Enter Joe the Plumber, with his confrontational attitude about a black Senator distributing his wealth into some other plumber’s less fortunate hands. Or, even more ugly, distributing his wealth among public beneficiaries like, say, his nation’s education system and infrastructure. Joe wants to protect the right endowed him by the original Constitution, a document ratified by white landholders in early America. This is a class rift that will not be easily overcome because the clerical magistrates and the financiers who wrote the doctrines of all men being created equal also endorsed an industry hedged in inhuman trade. The basis of every Joe the Plumber’s class fears, of every Hockey mom’s race apprehension is that the tacit admission of equality to a black Senator pursuing his American dream is markedly different from a white one pursuing his. 

Although Sen. Hillary Clinton was the first to use these sentiments as campaign fuel, the media has long been obsessing over the white vote.

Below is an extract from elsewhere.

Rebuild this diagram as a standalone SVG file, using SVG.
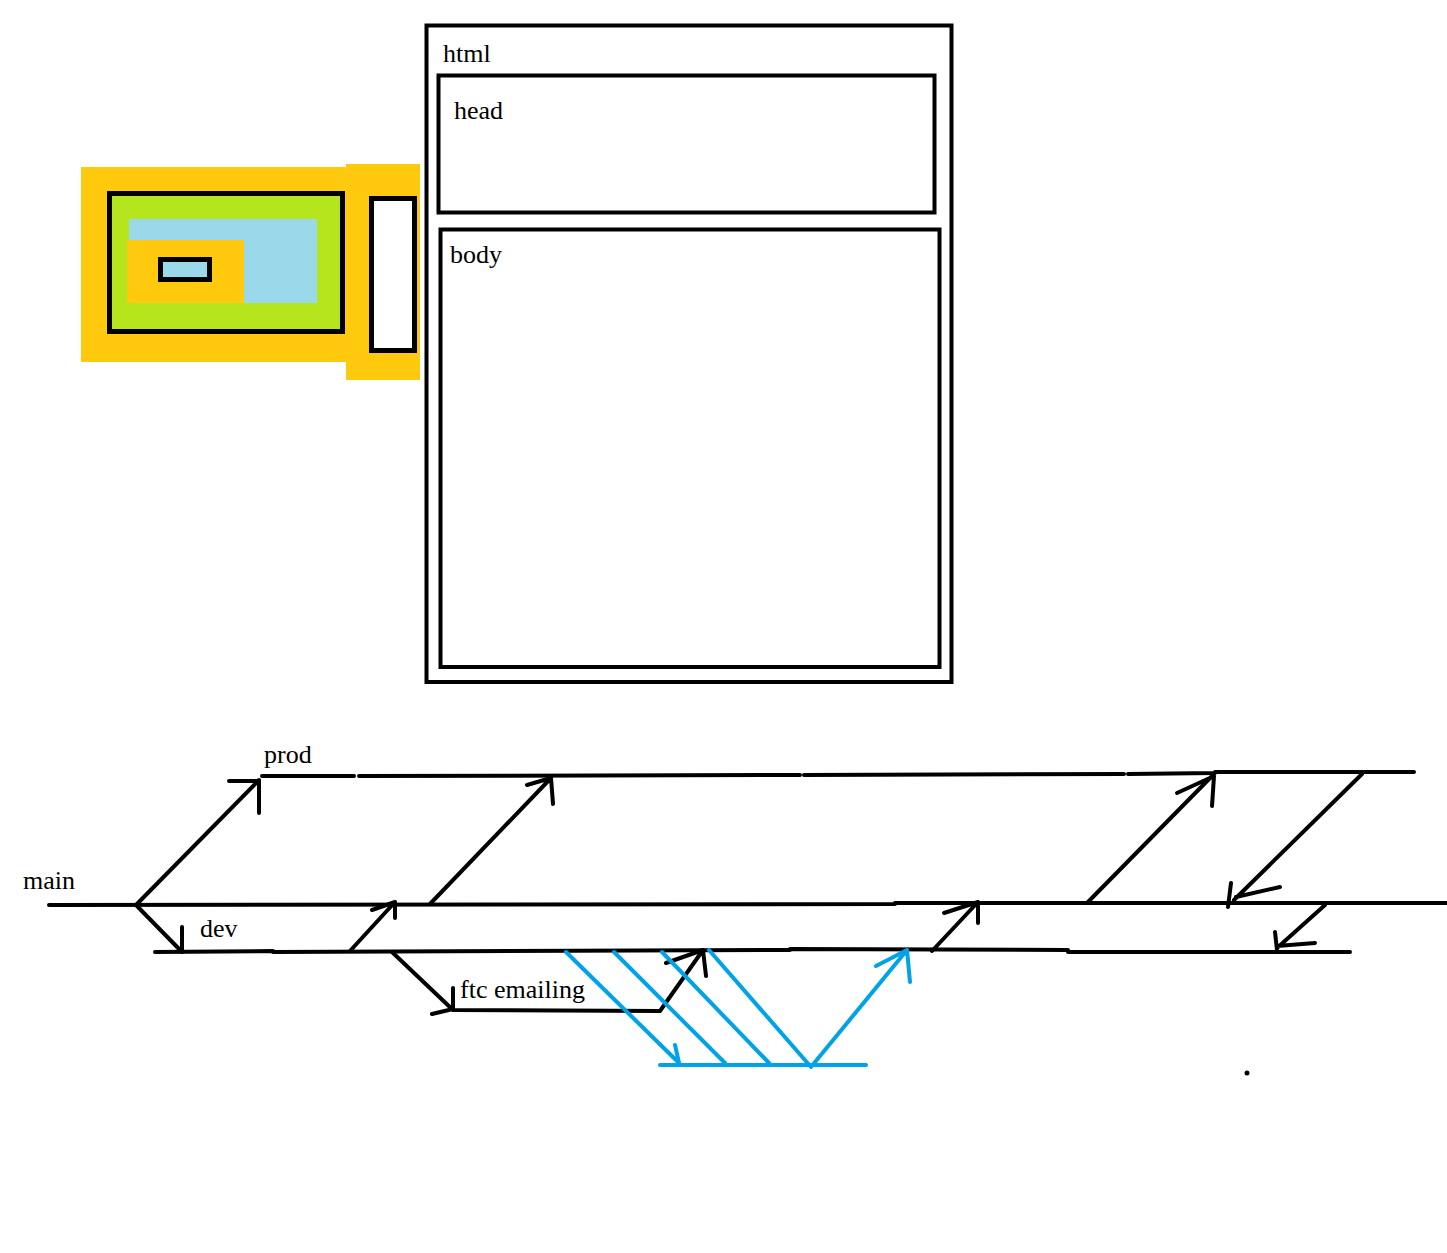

Matt Bai, for instance, published the latest in a series of articles focusing on Sen. Obama’s drive to meet Americans from every section of the country titled “Working for the Working-Class Vote.” The two assumptions at play are that working-class (as a term) signifies white (or means White American in the Election more than it means Black American); and that Barack Obama should court these voters with cautious deference so as not to trample on their values. Barack Obama’s Kansan grandmother is ailing at this hour. The woman who essentially raised him from boyhood to manhood, who is white, and who does espouse some of the values that reporters have tried to identify as unique to the heartland, is facing illness with her black grandson dipping out of a presidential race to be by her side. Discussions of an ambitious plumber seem contrapuntal to the message of this particular candidate’s campaign: unity moves the group forward faster than separation.

Still, the network talk shows will fixate on the white male voter to obscure the sad fact that the government (composed mostly of white males) has shamelessly plundered the pockets of every American to protect its cozy fraternity in the wake of disaster. However restive the white male voter is, it would be scurrilous to believe he is stupid. Joe the Plumber may be more loyal to his income tax return than to a supposed racial brotherhood meant to exclude men with African ethnicities and Muslim names. In fact, if that false brotherhood has been exposed in the form of a $2300-per-citizen tax increase, Joe might just start to believe that he is a part of those excluded groups, rather than holding on to hard-wired social attitudes about racial order. 

Regardless of unreliable polling data, there are some Joe Six Packs who have made no racial pronouncement. The media has demonstrated irresponsible attitudes toward this group. The Rednecks for Obama, and the Soccer Moms against the Iraq War, have just as valid a view about the outcome of this election as the Joes and Sarahs. The more we make problematic assignments of social stations that traverse political parties, that betray the diverse views even within one person, the more we disable the nation’s greatest strength up to this point. Americans have been able to come together to produce great cities, world-renowned products and political agendas. Whether the coalescence was gradual or hard-fought, we banded together despite labels like immigrant, communist, pinko, outsider threatening to make some of us uncomfortable.

The challenge at hand is not weeding out the Real Americans from the Other Americans, but finding ways to make all of America real in its erring humanity. So we can consistently turn the mic to Joe the Plumber, who is already eager to speak for himself, or we can pass the megaphone around the room to unearth those common means that Joe shares with his neighbors. Barack Obama, John McCain, the media and its surrogates, the parties and their spokespeople, should court the white values voter no more than they court the Asian American voter. It is one thing to recognize how one group’s feelings may parallel another’s, but entirely another thing to place that group higher on the political totem pole.